* _What is being asked_
Word for word, copy all the data and drop the pictures.

* _Provided data_
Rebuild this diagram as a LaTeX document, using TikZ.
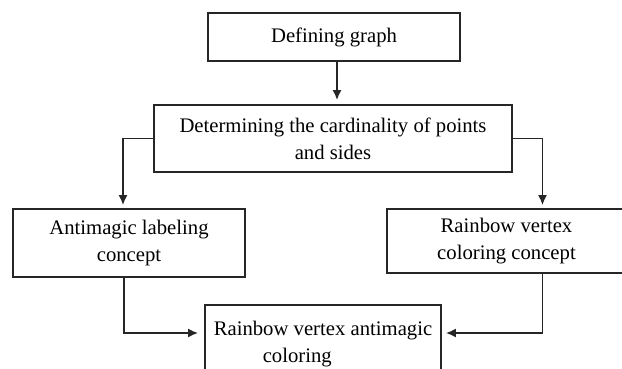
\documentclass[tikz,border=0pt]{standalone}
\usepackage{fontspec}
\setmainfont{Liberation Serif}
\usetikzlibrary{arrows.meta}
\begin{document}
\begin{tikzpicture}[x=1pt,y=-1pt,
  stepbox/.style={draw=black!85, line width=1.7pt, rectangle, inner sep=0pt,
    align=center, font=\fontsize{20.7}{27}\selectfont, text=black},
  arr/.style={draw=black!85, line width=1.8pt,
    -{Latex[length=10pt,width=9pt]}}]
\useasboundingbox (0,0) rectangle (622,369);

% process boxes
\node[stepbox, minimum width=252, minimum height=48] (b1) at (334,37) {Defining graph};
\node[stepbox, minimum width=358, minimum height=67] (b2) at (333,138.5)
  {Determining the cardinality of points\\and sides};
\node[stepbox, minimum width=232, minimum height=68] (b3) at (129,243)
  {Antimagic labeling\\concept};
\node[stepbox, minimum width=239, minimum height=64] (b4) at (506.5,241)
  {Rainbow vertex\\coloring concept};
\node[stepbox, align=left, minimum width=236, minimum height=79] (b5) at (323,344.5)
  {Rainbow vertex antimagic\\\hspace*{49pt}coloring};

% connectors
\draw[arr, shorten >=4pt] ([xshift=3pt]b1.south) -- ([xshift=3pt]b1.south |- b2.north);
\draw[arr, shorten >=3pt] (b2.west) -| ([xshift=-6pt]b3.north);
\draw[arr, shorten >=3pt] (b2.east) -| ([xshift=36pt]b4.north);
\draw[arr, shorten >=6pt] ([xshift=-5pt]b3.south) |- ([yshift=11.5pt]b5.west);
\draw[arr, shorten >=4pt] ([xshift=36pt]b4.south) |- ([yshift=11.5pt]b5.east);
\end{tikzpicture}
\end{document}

* _Final result_
Rebuild this diagram as a LaTeX document, using TikZ.
\documentclass[tikz,border=0pt]{standalone}
\usepackage{fontspec}
\setmainfont{Liberation Serif}
\usetikzlibrary{arrows.meta}
\begin{document}
\begin{tikzpicture}[x=1pt,y=-1pt,
  stepbox/.style={draw=black!85, line width=1.7pt, rectangle, inner sep=0pt,
    align=center, font=\fontsize{20.7}{27}\selectfont, text=black},
  arr/.style={draw=black!85, line width=1.8pt,
    -{Latex[length=10pt,width=9pt]}}]
\useasboundingbox (0,0) rectangle (622,369);

% process boxes
\node[stepbox, minimum width=252, minimum height=48] (b1) at (334,37) {Defining graph};
\node[stepbox, minimum width=358, minimum height=67] (b2) at (333,138.5)
  {Determining the cardinality of points\\and sides};
\node[stepbox, minimum width=232, minimum height=68] (b3) at (129,243)
  {Antimagic labeling\\concept};
\node[stepbox, minimum width=239, minimum height=64] (b4) at (506.5,241)
  {Rainbow vertex\\coloring concept};
\node[stepbox, align=left, minimum width=236, minimum height=79] (b5) at (323,344.5)
  {Rainbow vertex antimagic\\\hspace*{49pt}coloring};

% connectors
\draw[arr, shorten >=4pt] ([xshift=3pt]b1.south) -- ([xshift=3pt]b1.south |- b2.north);
\draw[arr, shorten >=3pt] (b2.west) -| ([xshift=-6pt]b3.north);
\draw[arr, shorten >=3pt] (b2.east) -| ([xshift=36pt]b4.north);
\draw[arr, shorten >=6pt] ([xshift=-5pt]b3.south) |- ([yshift=11.5pt]b5.west);
\draw[arr, shorten >=4pt] ([xshift=36pt]b4.south) |- ([yshift=11.5pt]b5.east);
\end{tikzpicture}
\end{document}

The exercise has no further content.